Indeed, over the years the law has been upheld as an example of adoption best practices. Adoption agencies and child welfare organizations consider ICWA’s goal of reunification with a Native American child’s tribe to be the gold standard and essential to the definition of “the best interests of the child.” More than two dozen child welfare organizations, as well as the American Bar Association and the American Civil Liberties Union, filed amicus briefs supporting ICWA. According to the National Indian Child Welfare Association, 10 states—California, Oregon, Washington, Iowa, Minnesota, Michigan, Nebraska, New Mexico, Wisconsin and Oklahoma—passed laws that codify the federal protections outlined under ICWA into state law.
The stakes
There was more at stake in Brackeen v. Haaland than just the adoption of Native American children. The question of tribal sovereignty was also at stake. If the U.S. Supreme Court had ruled that Congress exceeded its authority in passing ICWA, or that the statute discriminated on the basis of race, then other laws such as ones protecting Native American land, water, and gambling, could have been in jeopardy.

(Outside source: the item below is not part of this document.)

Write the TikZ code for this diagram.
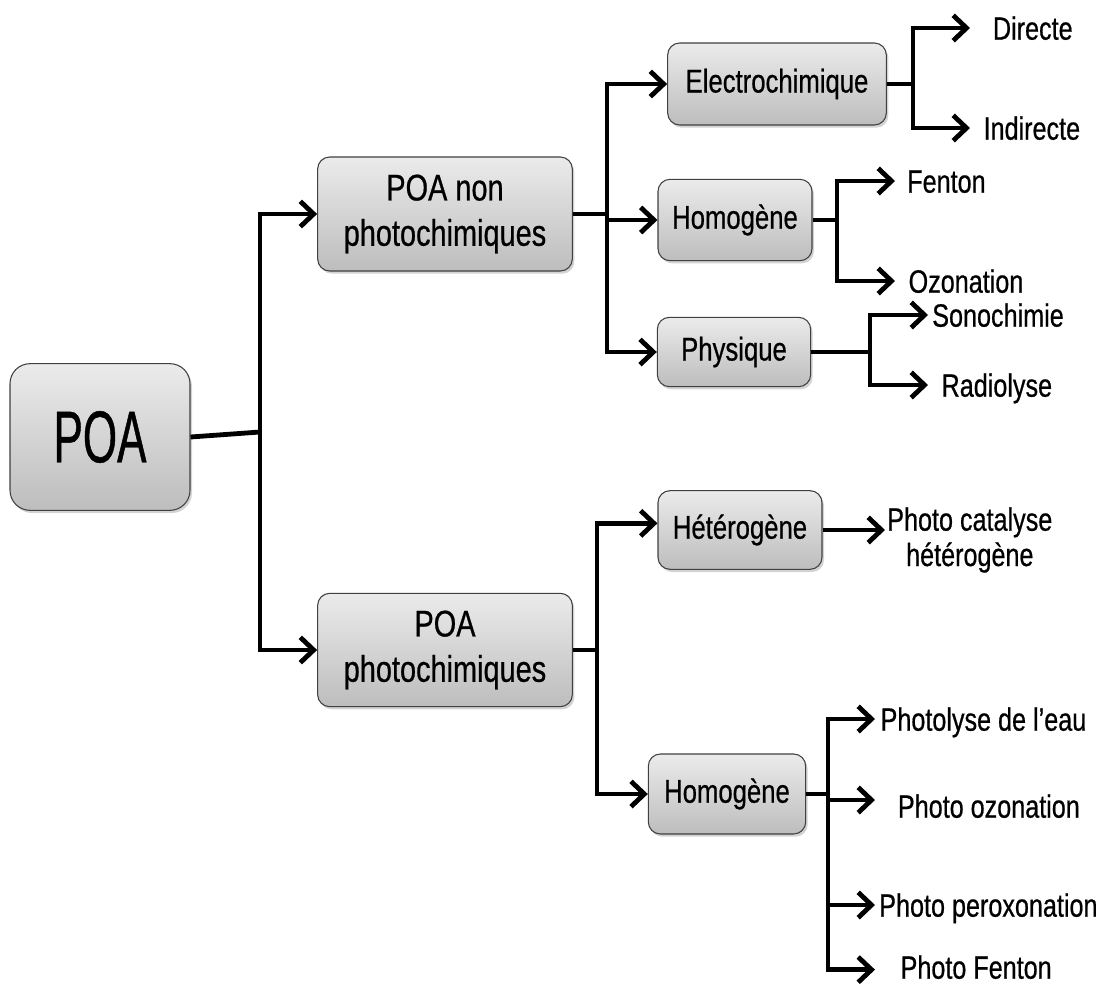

“It would put at risk every treaty, every property and political right and every power that Indian nations possess today,” Robert Miller, a professor of federal Indian law at Arizona State University and a tribal court judge, told The New York Times. “All of a sudden, lands would be owned by ‘a race of Indian people,’ not a tribal government. Your borders, your police laws, everything on the reservation would be in question.”
Professor Sliger explains that in their petition to the Court, the Brackeens claimed that ICWA dictates a preference for American Indian and Alaska Native children to be placed with only their people, thus the law is racially discriminatory. This would be the case, Professor Sliger explains, if “Indian” were a racial category—an important distinction. It is well documented that “Indian” pertains to a political and legal identity, he says.

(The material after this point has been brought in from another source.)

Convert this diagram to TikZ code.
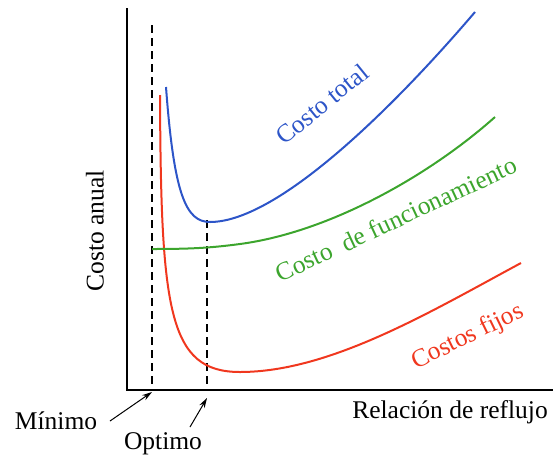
\documentclass[tikz,border=0pt]{standalone}
\usepackage{fontspec}
\setmainfont{Liberation Serif}
\usetikzlibrary{arrows.meta}
\definecolor{cblue}{RGB}{45,85,200}
\definecolor{cgreen}{RGB}{60,165,45}
\definecolor{cred}{RGB}{240,55,30}
\tikzset{
  axis/.style={line width=2.2pt,black},
  guide/.style={line width=2pt,black,dash pattern=on 8pt off 5pt},
  curve/.style={line width=2pt},
  lbl/.style={font=\fontsize{25.5}{27}\selectfont},
  ptr/.style={line width=1pt,-{Stealth[length=10pt,width=6pt]}}
}
\begin{document}
\begin{tikzpicture}[x=1pt,y=-1pt]
\useasboundingbox (0,0) rectangle (553,461);
% axes
\coordinate (top) at (127,8);
\coordinate (org) at (127,390);
\coordinate (right) at (553,390);
\draw[axis] (top) -- (org) -- (right);
% guides
\coordinate (minT) at (152,25);
\coordinate (minB) at (152,390);
\coordinate (optT) at (207,220);
\coordinate (optB) at (207,390);
\draw[guide] (minT) -- (minB);
\draw[guide] (optT) -- (optB);
% curves
\draw[curve,cred] (160,95) .. controls (161,310) and (168,372) .. (240,372)
  .. controls (330,372) and (430,312) .. (521,263);
\draw[curve,cblue] (166,87) .. controls (174,195) and (186,222) .. (210,222)
  .. controls (280,222) and (400,100) .. (475,12);
\draw[curve,cgreen] (152,249) .. controls (190,249) and (210,248) .. (240,244)
  .. controls (330,232) and (430,175) .. (495,117);
% labels
\node[lbl,text=cblue,rotate=39] (lt) at (322,104) {Costo total};
\node[lbl,text=cgreen,rotate=25] (lf) at (396,219) {Costo\ \ de funcionamiento};
\node[lbl,text=cred,rotate=26] (lr) at (468,337) {Costos fijos};
\node[lbl,rotate=90] (ly) at (95,231) {Costo anual};
\node[lbl] (lx) at (450,412) {Relación de reflujo};
\node[lbl] (lmin) at (56,421) {Mínimo};
\node[lbl] (lopt) at (163,444) {Optimo};
% pointers
\coordinate (pminA) at (110,421);
\coordinate (pminB) at (152,392);
\coordinate (poptA) at (190,427);
\coordinate (poptB) at (207,398);
\draw[ptr] (pminA) -- (pminB);
\draw[ptr] (poptA) -- (poptB);
\end{tikzpicture}
\end{document}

“It is a legal term not a racial category,” Professor Sliger says. “It has been a legal term for a very long time, since the founders recognized that Indians were numerous and separate sovereign peoples.”
In fact, Justice Gorsuch refers to this distinction as well, calling it a “bedrock principle” and invoking Morton v. Mancari, a 1974 case that ruled regulations benefiting tribes are not unconstitutionally race-based because Indian status is a “political rather than racial classification.”

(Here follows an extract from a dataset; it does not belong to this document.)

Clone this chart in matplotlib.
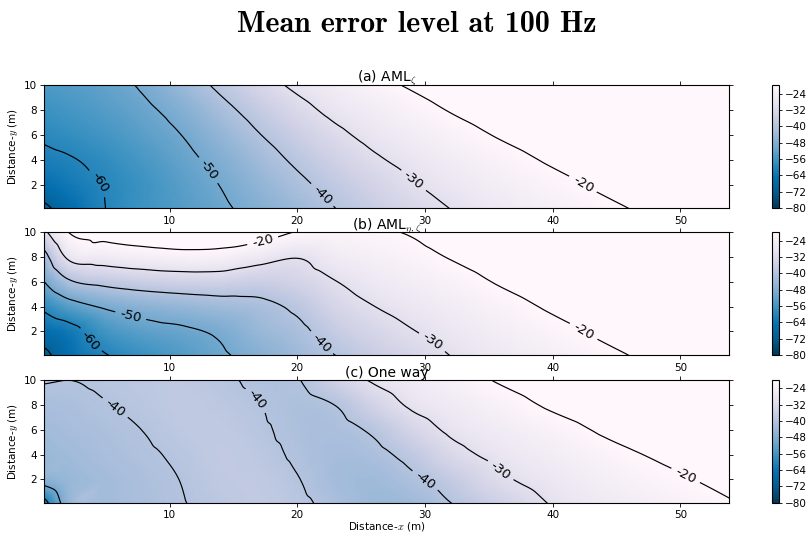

On this part of the plaintiffs’ claims, the Court ruled they lacked standing because the claim of equal protection in this case was directed at federal officials.
Justice Barrett wrote, “Enjoining [charging] the federal parties would not remedy the alleged injury, because state courts apply the placement preferences, and state agencies carry out the court-ordered placements.”
As to exceeding its authority, Professor Sliger says that Congress’s powers are broad, especially with regard to Indian laws and matters related to Indian territories. Again, he says that is why it is important to remember that “Indian” and “Indian Country” are legal terms used by the authors of the U.S. Constitution to establish Indians as a political identity.
“The plenary power of Congress means it can make laws regulating anything within the scope of congressional power,” Professor Sliger says. “In this case, it has the right to make laws and regulate anything outlined by the Indian Commerce Clause.”
Professor Sliger notes that the Court did not rule on the plaintiffs’ claim that ICWA violated the equal protection clause of the U.S. Constitution because of a lack of standing, so basically a technicality. He points out that the two dissenting opinions of the Court—written by Justice Clarence Thomas and Justice Samuel Alito—noted this challenge could be brought at another time.
In the final paragraph of his concurring opinion, Justice Gorsuch explains why Native Americans are unique.
“Our Constitution reserves for the tribes a place—an enduring place—in the structure of American life. It promises them sovereignty for as long as they wish to keep it. And it secures that promise by divesting States of authority over Indian affairs and by giving the federal government certain significant (but limited and enumerated) powers aimed at building a lasting peace,” Justice Neil Gorsuch wrote. “In adopting the Indian Child Welfare Act, Congress exercised that lawful authority to secure the right of Indian parents to raise their families as they please; the right of Indian children to grow in their culture; and the right of Indian communities to resist fading into the twilight of history. All of that is in keeping with the Constitution’s original design.”
Discussion Questions
- What do you think of ICWA’s order of adoption placements? Should there be other criteria for determining placements? If so, what? Explain your answer.
- The 1976 report mentioned in the article stated that the evaluation process for removal from a tribal home imposed “cultural and familial values which are often opposed to values held by the Indian family.” Do you think a child, if possible, should stay with a family from their culture? Explain your answer.
Glossary Words
amicus brief—a friend of the court brief, which is submitted by an entity with strong interests in a case but not a party in the case.
concurring opinion — a separate opinion delivered by one or more justices or judges that agrees with the decision of the court but not for the same reasons.
jurisdiction — authority to interpret or apply the law.
majority opinion — a statement written by a judge or justice that reflects the opinion reached by the majority of their colleagues.
plenary power—absolute power to take action on a particular issue with no limitations.
sovereignty — supremacy of authority over a defined area or population.
statute — legislation that has been signed into law.